[TASK INSTRUCTIONS]: Pictures stay out of the copy; restate everything else in the material exactly.

— start of STORED DATA —

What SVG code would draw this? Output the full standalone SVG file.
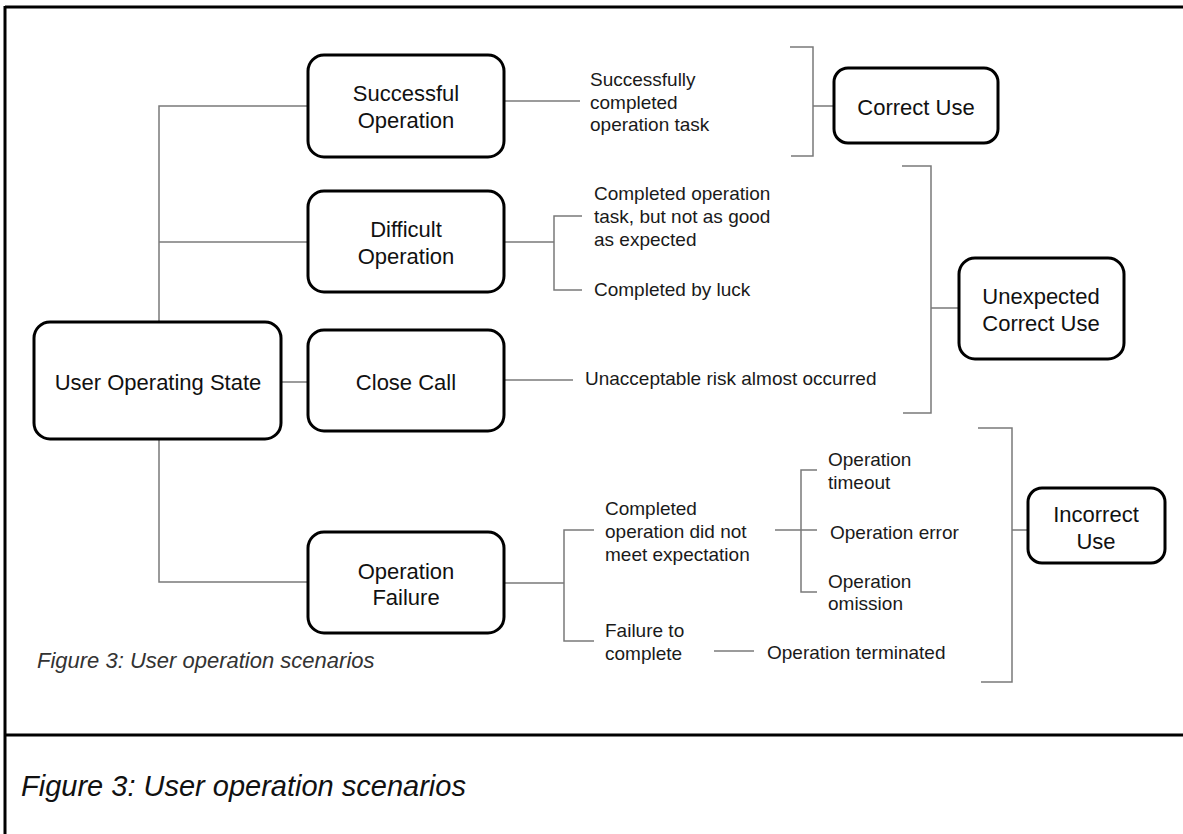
<svg xmlns="http://www.w3.org/2000/svg" width="1183" height="834" viewBox="0 0 1183 834">
<style>
.frame{stroke:#000;stroke-width:3;fill:none}
.box{fill:#fff;stroke:#000;stroke-width:3}
.c{stroke:#7a7a7a;stroke-width:1.5;fill:none}
.bt{font-family:"Liberation Sans",Arial,sans-serif;font-size:22px;fill:#111;text-anchor:middle}
.dt{font-family:"Liberation Sans",Arial,sans-serif;font-size:19px;fill:#1a1a1a}
.cap{font-family:"Liberation Sans",Arial,sans-serif;font-style:italic;fill:#333}
</style>
<rect width="1183" height="834" fill="#fff"/>
<g id="frame">
<line class="frame" x1="5" y1="7" x2="1183" y2="7"/>
<line class="frame" x1="5" y1="6" x2="5" y2="834"/>
<line class="frame" x1="5" y1="735" x2="1183" y2="735"/>
</g>
<g id="connectors">
<path class="c" d="M159 322 V106 H308"/>
<path class="c" d="M159 242 H308"/>
<path class="c" d="M159 439 V582 H308"/>
<path class="c" d="M281 382 H308"/>
<path class="c" d="M504 101 H580"/>
<path class="c" d="M504 242 H554 M582 216 H554 V290 H582"/>
<path class="c" d="M504 380 H573"/>
<path class="c" d="M504 583 H564 M594 530 H564 V641 H594"/>
<path class="c" d="M775 530 H817 M817 470 H801 V592 H817"/>
<path class="c" d="M714 651 H754"/>
<path class="c" d="M790 47 H813 V156 H791 M813 106 H834"/>
<path class="c" d="M902 166 H931 V413 H903 M931 308 H959"/>
<path class="c" d="M978 428 H1012 V682 H981 M1012 530 H1028"/>
</g>
<g id="user-operating-state">
<rect class="box" x="34" y="322" width="247" height="117" rx="16"/>
<text class="bt" x="158" y="390">User Operating State</text>
</g>
<g id="successful-operation">
<rect class="box" x="308" y="55" width="196" height="102" rx="16"/>
<text class="bt" x="406" y="101">Successful</text>
<text class="bt" x="406" y="128">Operation</text>
</g>
<g id="difficult-operation">
<rect class="box" x="308" y="191" width="196" height="101" rx="16"/>
<text class="bt" x="406" y="237">Difficult</text>
<text class="bt" x="406" y="264">Operation</text>
</g>
<g id="close-call">
<rect class="box" x="308" y="330" width="196" height="101" rx="16"/>
<text class="bt" x="406" y="390">Close Call</text>
</g>
<g id="operation-failure">
<rect class="box" x="308" y="532" width="196" height="101" rx="16"/>
<text class="bt" x="406" y="579">Operation</text>
<text class="bt" x="406" y="605">Failure</text>
</g>
<g id="correct-use">
<rect class="box" x="834" y="68" width="164" height="75" rx="14"/>
<text class="bt" x="916" y="115">Correct Use</text>
</g>
<g id="unexpected-correct-use">
<rect class="box" x="959" y="258" width="165" height="101" rx="16"/>
<text class="bt" x="1041" y="304">Unexpected</text>
<text class="bt" x="1041" y="331">Correct Use</text>
</g>
<g id="incorrect-use">
<rect class="box" x="1028" y="488" width="137" height="75" rx="14"/>
<text class="bt" x="1096" y="522">Incorrect</text>
<text class="bt" x="1096" y="549">Use</text>
</g>
<g id="labels">
<text class="dt" x="590" y="86">Successfully</text>
<text class="dt" x="590" y="109">completed</text>
<text class="dt" x="590" y="131">operation task</text>
<text class="dt" x="594" y="200">Completed operation</text>
<text class="dt" x="594" y="223">task, but not as good</text>
<text class="dt" x="594" y="246">as expected</text>
<text class="dt" x="594" y="296">Completed by luck</text>
<text class="dt" x="585" y="385">Unacceptable risk almost occurred</text>
<text class="dt" x="605" y="515">Completed</text>
<text class="dt" x="605" y="538">operation did not</text>
<text class="dt" x="605" y="561">meet expectation</text>
<text class="dt" x="828" y="466">Operation</text>
<text class="dt" x="828" y="489">timeout</text>
<text class="dt" x="830" y="539">Operation error</text>
<text class="dt" x="828" y="588">Operation</text>
<text class="dt" x="828" y="610">omission</text>
<text class="dt" x="605" y="637">Failure to</text>
<text class="dt" x="605" y="660">complete</text>
<text class="dt" x="767" y="659">Operation terminated</text>
<text class="cap" x="37" y="668" font-size="22">Figure 3: User operation scenarios</text>
<text class="cap" x="21" y="796" font-size="29" style="fill:#111">Figure 3: User operation scenarios</text>
</g>
</svg>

— end of STORED DATA —

[OUTPUT BELOW]:
What SVG code would draw this? Output the full standalone SVG file.
<svg xmlns="http://www.w3.org/2000/svg" width="1183" height="834" viewBox="0 0 1183 834">
<style>
.frame{stroke:#000;stroke-width:3;fill:none}
.box{fill:#fff;stroke:#000;stroke-width:3}
.c{stroke:#7a7a7a;stroke-width:1.5;fill:none}
.bt{font-family:"Liberation Sans",Arial,sans-serif;font-size:22px;fill:#111;text-anchor:middle}
.dt{font-family:"Liberation Sans",Arial,sans-serif;font-size:19px;fill:#1a1a1a}
.cap{font-family:"Liberation Sans",Arial,sans-serif;font-style:italic;fill:#333}
</style>
<rect width="1183" height="834" fill="#fff"/>
<g id="frame">
<line class="frame" x1="5" y1="7" x2="1183" y2="7"/>
<line class="frame" x1="5" y1="6" x2="5" y2="834"/>
<line class="frame" x1="5" y1="735" x2="1183" y2="735"/>
</g>
<g id="connectors">
<path class="c" d="M159 322 V106 H308"/>
<path class="c" d="M159 242 H308"/>
<path class="c" d="M159 439 V582 H308"/>
<path class="c" d="M281 382 H308"/>
<path class="c" d="M504 101 H580"/>
<path class="c" d="M504 242 H554 M582 216 H554 V290 H582"/>
<path class="c" d="M504 380 H573"/>
<path class="c" d="M504 583 H564 M594 530 H564 V641 H594"/>
<path class="c" d="M775 530 H817 M817 470 H801 V592 H817"/>
<path class="c" d="M714 651 H754"/>
<path class="c" d="M790 47 H813 V156 H791 M813 106 H834"/>
<path class="c" d="M902 166 H931 V413 H903 M931 308 H959"/>
<path class="c" d="M978 428 H1012 V682 H981 M1012 530 H1028"/>
</g>
<g id="user-operating-state">
<rect class="box" x="34" y="322" width="247" height="117" rx="16"/>
<text class="bt" x="158" y="390">User Operating State</text>
</g>
<g id="successful-operation">
<rect class="box" x="308" y="55" width="196" height="102" rx="16"/>
<text class="bt" x="406" y="101">Successful</text>
<text class="bt" x="406" y="128">Operation</text>
</g>
<g id="difficult-operation">
<rect class="box" x="308" y="191" width="196" height="101" rx="16"/>
<text class="bt" x="406" y="237">Difficult</text>
<text class="bt" x="406" y="264">Operation</text>
</g>
<g id="close-call">
<rect class="box" x="308" y="330" width="196" height="101" rx="16"/>
<text class="bt" x="406" y="390">Close Call</text>
</g>
<g id="operation-failure">
<rect class="box" x="308" y="532" width="196" height="101" rx="16"/>
<text class="bt" x="406" y="579">Operation</text>
<text class="bt" x="406" y="605">Failure</text>
</g>
<g id="correct-use">
<rect class="box" x="834" y="68" width="164" height="75" rx="14"/>
<text class="bt" x="916" y="115">Correct Use</text>
</g>
<g id="unexpected-correct-use">
<rect class="box" x="959" y="258" width="165" height="101" rx="16"/>
<text class="bt" x="1041" y="304">Unexpected</text>
<text class="bt" x="1041" y="331">Correct Use</text>
</g>
<g id="incorrect-use">
<rect class="box" x="1028" y="488" width="137" height="75" rx="14"/>
<text class="bt" x="1096" y="522">Incorrect</text>
<text class="bt" x="1096" y="549">Use</text>
</g>
<g id="labels">
<text class="dt" x="590" y="86">Successfully</text>
<text class="dt" x="590" y="109">completed</text>
<text class="dt" x="590" y="131">operation task</text>
<text class="dt" x="594" y="200">Completed operation</text>
<text class="dt" x="594" y="223">task, but not as good</text>
<text class="dt" x="594" y="246">as expected</text>
<text class="dt" x="594" y="296">Completed by luck</text>
<text class="dt" x="585" y="385">Unacceptable risk almost occurred</text>
<text class="dt" x="605" y="515">Completed</text>
<text class="dt" x="605" y="538">operation did not</text>
<text class="dt" x="605" y="561">meet expectation</text>
<text class="dt" x="828" y="466">Operation</text>
<text class="dt" x="828" y="489">timeout</text>
<text class="dt" x="830" y="539">Operation error</text>
<text class="dt" x="828" y="588">Operation</text>
<text class="dt" x="828" y="610">omission</text>
<text class="dt" x="605" y="637">Failure to</text>
<text class="dt" x="605" y="660">complete</text>
<text class="dt" x="767" y="659">Operation terminated</text>
<text class="cap" x="37" y="668" font-size="22">Figure 3: User operation scenarios</text>
<text class="cap" x="21" y="796" font-size="29" style="fill:#111">Figure 3: User operation scenarios</text>
</g>
</svg>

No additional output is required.